— START PROVIDED MATERIAL —

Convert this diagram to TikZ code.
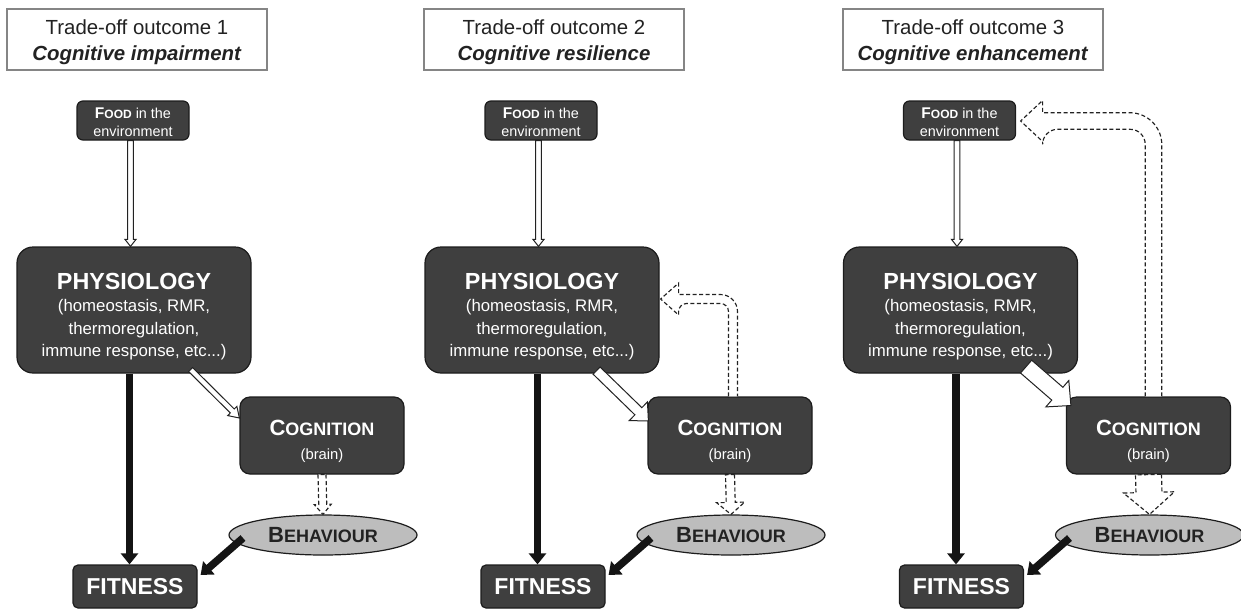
\documentclass[tikz,border=0pt]{standalone}
\usepackage{fontspec}
\setmainfont{Liberation Sans}
\usetikzlibrary{calc,arrows.meta,shapes.geometric}

\definecolor{boxfill}{HTML}{3F3F3F}
\definecolor{boxline}{HTML}{1C1C1C}
\definecolor{behfill}{HTML}{BDBDBD}
\definecolor{titleline}{HTML}{858585}
\definecolor{txtdark}{HTML}{222222}
\definecolor{arrline}{HTML}{222222}

\newcommand\fsz[2]{\fontsize{#1}{#2}\selectfont}

% block arrow: #1 style, #2 tail, #3 tip, #4 shaft half width, #5 head half width, #6 head length
\newcommand\blockarr[6]{%
  \coordinate (ba-H) at ($(#3)!#6!(#2)$);
  \path[#1] ($(#2)!#4!90:(#3)$) -- ($(ba-H)!#4!90:(#3)$) -- ($(ba-H)!#5!90:(#3)$) -- (#3)
    -- ($(ba-H)!#5!-90:(#3)$) -- ($(ba-H)!#4!-90:(#3)$) -- ($(#2)!#4!-90:(#3)$) -- cycle;}

\tikzset{
  darkbox/.style={draw=boxline, line width=1.2pt, fill=boxfill, text=white, align=center, inner sep=0pt},
  titlebox/.style={draw=titleline, line width=1.3pt, fill=white, minimum width=260pt, minimum height=61pt,
    align=center, text=txtdark, inner sep=0pt, font=\fsz{20.4}{26}},
  foodbox/.style={darkbox, rounded corners=6pt, minimum width=112pt, minimum height=39pt, font=\fsz{14.4}{18}},
  physbox/.style={darkbox, rounded corners=16pt, minimum width=234pt, minimum height=126pt, font=\fsz{16.8}{22.5}},
  cogbox/.style={darkbox, rounded corners=10pt, minimum width=164pt, minimum height=77pt, font=\fsz{14.8}{24}},
  fitbox/.style={darkbox, rounded corners=5pt, minimum width=124pt, minimum height=43pt, font=\bfseries\fsz{23}{26}},
  behnode/.style={ellipse, draw=boxline, line width=1.2pt, fill=behfill, minimum width=188pt, minimum height=40pt,
    inner sep=0pt, text=txtdark},
  hollow/.style={draw=arrline, line width=1pt, fill=white, line join=miter},
  dashhollow/.style={hollow, line width=1.15pt, dash pattern=on 4pt off 2.5pt},
  blackarrow/.style={draw=black!92, line width=7.5pt, -{Triangle[width=17pt,length=11pt]}},
}

% #1 prefix, #2 content shift, #3 title centre x, #4 number, #5 subtitle
\newcommand\drawpanel[5]{%
  \node[titlebox] (#1title) at (#3,39.5) {\rule{0pt}{21pt}Trade-off outcome #4\\\textbf{\textit{#5}}};
  \begin{scope}[xshift=#2]
    \node[foodbox] (#1food) at (133,120.5)
      {\rule{0pt}{15pt}{\bfseries\fsz{15.5}{18}F\fsz{12}{18}OOD}\fsz{14.4}{18} in the\\environment};
    \node[physbox] (#1phys) at (134,310)
      {\rule{0pt}{29pt}{\bfseries\fsz{23.3}{23}PHYSIOLOGY}\\(homeostasis, RMR,\\thermoregulation,\\immune response, etc...)};
    \node[cogbox] (#1cog) at (322,435.5)
      {\rule{0pt}{27pt}{\bfseries\fsz{22}{24}C\fsz{18}{24}OGNITION}\\(brain)};
    \node[behnode] (#1beh) at (323,535) {\bfseries\fsz{22}{22}B\fsz{18}{22}EHAVIOUR};
    \node[fitbox] (#1fit) at (135,586.5) {FITNESS};
  \end{scope}
  % food -> physiology
  \coordinate (#1fa) at ($(#1food.south)+(-2.5,0)$);
  \coordinate (#1fb) at (#1fa |- #1phys.north);
  \blockarr{hollow}{#1fa}{#1fb}{2.8pt}{5.5pt}{7pt}
  % physiology -> fitness
  \coordinate (#1pa) at ($(#1phys.south)+(-4.5,0)$);
  \draw[blackarrow] (#1pa) -- (#1pa |- #1fit.north);
  % behaviour -> fitness
  \draw[blackarrow] ($(#1beh.center)+(-80,3)$) -- ($(#1fit.east)+(3,-11.5)$);
}

\begin{document}
\begin{tikzpicture}[x=1pt,y=-1pt]
\useasboundingbox (0,0) rectangle (1241,611);
\fill[white] (0,0) rectangle (1241,611);

\drawpanel{p1}{0pt}{137}{1}{Cognitive impairment}
\drawpanel{p2}{408pt}{554}{2}{Cognitive resilience}
\drawpanel{p3}{826.5pt}{973}{3}{Cognitive enhancement}

% ---- panel 1 ----
\coordinate (p1ca) at ($(p1phys.south east)+(-61,-4)$);
\coordinate (p1cb) at ($(p1cog.west)+(0,-17.5)$);
\blockarr{hollow}{p1ca}{p1cb}{2.8pt}{6.5pt}{10pt}
\blockarr{dashhollow}{p1cog.south}{p1beh.north}{4pt}{8.5pt}{10pt}

% ---- panel 2 ----
\coordinate (p2ca) at ($(p2phys.south east)+(-63,-3)$);
\coordinate (p2cb) at ($(p2cog.west)+(1,-14.5)$);
\blockarr{hollow}{p2ca}{p2cb}{5pt}{13pt}{14pt}
\blockarr{dashhollow}{p2cog.south}{p2beh.north}{4.5pt}{14pt}{12pt}
\coordinate (p2fbT) at ($(p2phys.east)+(1,-11)$);
\coordinate (p2fbS) at ($(p2cog.north)+(3,0)$);
\path[dashhollow] ($(p2fbS)+(-4.5,0)$) [rounded corners=8pt] |- ($(p2fbT)+(18,4.5)$) [sharp corners]
  -- ($(p2fbT)+(18,16)$) -- (p2fbT) -- ($(p2fbT)+(18,-16)$) -- ($(p2fbT)+(18,-4.5)$)
  [rounded corners=17pt] -| ($(p2fbS)+(4.5,0)$);

% ---- panel 3 ----
\coordinate (p3ca) at ($(p3phys.south east)+(-52,-7)$);
\coordinate (p3cb) at ($(p3cog.west)+(5,-30)$);
\blockarr{hollow}{p3ca}{p3cb}{8.5pt}{17.5pt}{18pt}
\blockarr{dashhollow}{p3cog.south}{p3beh.north}{13pt}{25.5pt}{22pt}
\coordinate (p3fbT) at ($(p3food.east)+(4.5,0.5)$);
\coordinate (p3fbS) at ($(p3cog.north)+(5,0)$);
\path[dashhollow] ($(p3fbS)+(-8.3,0)$) [rounded corners=15pt] |- ($(p3fbT)+(22,8.3)$) [sharp corners]
  -- ($(p3fbT)+(22,20.5)$) -- (p3fbT) -- ($(p3fbT)+(22,-20.5)$) -- ($(p3fbT)+(22,-8.3)$)
  [rounded corners=32pt] -| ($(p3fbS)+(8.3,0)$);
\end{tikzpicture}
\end{document}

— END PROVIDED MATERIAL —

# GIVEN TASK
In the copy, include no pictures; restate the listing above exactly.

# WORKED SOLUTION
Convert this diagram to TikZ code.
\documentclass[tikz,border=0pt]{standalone}
\usepackage{fontspec}
\setmainfont{Liberation Sans}
\usetikzlibrary{calc,arrows.meta,shapes.geometric}

\definecolor{boxfill}{HTML}{3F3F3F}
\definecolor{boxline}{HTML}{1C1C1C}
\definecolor{behfill}{HTML}{BDBDBD}
\definecolor{titleline}{HTML}{858585}
\definecolor{txtdark}{HTML}{222222}
\definecolor{arrline}{HTML}{222222}

\newcommand\fsz[2]{\fontsize{#1}{#2}\selectfont}

% block arrow: #1 style, #2 tail, #3 tip, #4 shaft half width, #5 head half width, #6 head length
\newcommand\blockarr[6]{%
  \coordinate (ba-H) at ($(#3)!#6!(#2)$);
  \path[#1] ($(#2)!#4!90:(#3)$) -- ($(ba-H)!#4!90:(#3)$) -- ($(ba-H)!#5!90:(#3)$) -- (#3)
    -- ($(ba-H)!#5!-90:(#3)$) -- ($(ba-H)!#4!-90:(#3)$) -- ($(#2)!#4!-90:(#3)$) -- cycle;}

\tikzset{
  darkbox/.style={draw=boxline, line width=1.2pt, fill=boxfill, text=white, align=center, inner sep=0pt},
  titlebox/.style={draw=titleline, line width=1.3pt, fill=white, minimum width=260pt, minimum height=61pt,
    align=center, text=txtdark, inner sep=0pt, font=\fsz{20.4}{26}},
  foodbox/.style={darkbox, rounded corners=6pt, minimum width=112pt, minimum height=39pt, font=\fsz{14.4}{18}},
  physbox/.style={darkbox, rounded corners=16pt, minimum width=234pt, minimum height=126pt, font=\fsz{16.8}{22.5}},
  cogbox/.style={darkbox, rounded corners=10pt, minimum width=164pt, minimum height=77pt, font=\fsz{14.8}{24}},
  fitbox/.style={darkbox, rounded corners=5pt, minimum width=124pt, minimum height=43pt, font=\bfseries\fsz{23}{26}},
  behnode/.style={ellipse, draw=boxline, line width=1.2pt, fill=behfill, minimum width=188pt, minimum height=40pt,
    inner sep=0pt, text=txtdark},
  hollow/.style={draw=arrline, line width=1pt, fill=white, line join=miter},
  dashhollow/.style={hollow, line width=1.15pt, dash pattern=on 4pt off 2.5pt},
  blackarrow/.style={draw=black!92, line width=7.5pt, -{Triangle[width=17pt,length=11pt]}},
}

% #1 prefix, #2 content shift, #3 title centre x, #4 number, #5 subtitle
\newcommand\drawpanel[5]{%
  \node[titlebox] (#1title) at (#3,39.5) {\rule{0pt}{21pt}Trade-off outcome #4\\\textbf{\textit{#5}}};
  \begin{scope}[xshift=#2]
    \node[foodbox] (#1food) at (133,120.5)
      {\rule{0pt}{15pt}{\bfseries\fsz{15.5}{18}F\fsz{12}{18}OOD}\fsz{14.4}{18} in the\\environment};
    \node[physbox] (#1phys) at (134,310)
      {\rule{0pt}{29pt}{\bfseries\fsz{23.3}{23}PHYSIOLOGY}\\(homeostasis, RMR,\\thermoregulation,\\immune response, etc...)};
    \node[cogbox] (#1cog) at (322,435.5)
      {\rule{0pt}{27pt}{\bfseries\fsz{22}{24}C\fsz{18}{24}OGNITION}\\(brain)};
    \node[behnode] (#1beh) at (323,535) {\bfseries\fsz{22}{22}B\fsz{18}{22}EHAVIOUR};
    \node[fitbox] (#1fit) at (135,586.5) {FITNESS};
  \end{scope}
  % food -> physiology
  \coordinate (#1fa) at ($(#1food.south)+(-2.5,0)$);
  \coordinate (#1fb) at (#1fa |- #1phys.north);
  \blockarr{hollow}{#1fa}{#1fb}{2.8pt}{5.5pt}{7pt}
  % physiology -> fitness
  \coordinate (#1pa) at ($(#1phys.south)+(-4.5,0)$);
  \draw[blackarrow] (#1pa) -- (#1pa |- #1fit.north);
  % behaviour -> fitness
  \draw[blackarrow] ($(#1beh.center)+(-80,3)$) -- ($(#1fit.east)+(3,-11.5)$);
}

\begin{document}
\begin{tikzpicture}[x=1pt,y=-1pt]
\useasboundingbox (0,0) rectangle (1241,611);
\fill[white] (0,0) rectangle (1241,611);

\drawpanel{p1}{0pt}{137}{1}{Cognitive impairment}
\drawpanel{p2}{408pt}{554}{2}{Cognitive resilience}
\drawpanel{p3}{826.5pt}{973}{3}{Cognitive enhancement}

% ---- panel 1 ----
\coordinate (p1ca) at ($(p1phys.south east)+(-61,-4)$);
\coordinate (p1cb) at ($(p1cog.west)+(0,-17.5)$);
\blockarr{hollow}{p1ca}{p1cb}{2.8pt}{6.5pt}{10pt}
\blockarr{dashhollow}{p1cog.south}{p1beh.north}{4pt}{8.5pt}{10pt}

% ---- panel 2 ----
\coordinate (p2ca) at ($(p2phys.south east)+(-63,-3)$);
\coordinate (p2cb) at ($(p2cog.west)+(1,-14.5)$);
\blockarr{hollow}{p2ca}{p2cb}{5pt}{13pt}{14pt}
\blockarr{dashhollow}{p2cog.south}{p2beh.north}{4.5pt}{14pt}{12pt}
\coordinate (p2fbT) at ($(p2phys.east)+(1,-11)$);
\coordinate (p2fbS) at ($(p2cog.north)+(3,0)$);
\path[dashhollow] ($(p2fbS)+(-4.5,0)$) [rounded corners=8pt] |- ($(p2fbT)+(18,4.5)$) [sharp corners]
  -- ($(p2fbT)+(18,16)$) -- (p2fbT) -- ($(p2fbT)+(18,-16)$) -- ($(p2fbT)+(18,-4.5)$)
  [rounded corners=17pt] -| ($(p2fbS)+(4.5,0)$);

% ---- panel 3 ----
\coordinate (p3ca) at ($(p3phys.south east)+(-52,-7)$);
\coordinate (p3cb) at ($(p3cog.west)+(5,-30)$);
\blockarr{hollow}{p3ca}{p3cb}{8.5pt}{17.5pt}{18pt}
\blockarr{dashhollow}{p3cog.south}{p3beh.north}{13pt}{25.5pt}{22pt}
\coordinate (p3fbT) at ($(p3food.east)+(4.5,0.5)$);
\coordinate (p3fbS) at ($(p3cog.north)+(5,0)$);
\path[dashhollow] ($(p3fbS)+(-8.3,0)$) [rounded corners=15pt] |- ($(p3fbT)+(22,8.3)$) [sharp corners]
  -- ($(p3fbT)+(22,20.5)$) -- (p3fbT) -- ($(p3fbT)+(22,-20.5)$) -- ($(p3fbT)+(22,-8.3)$)
  [rounded corners=32pt] -| ($(p3fbS)+(8.3,0)$);
\end{tikzpicture}
\end{document}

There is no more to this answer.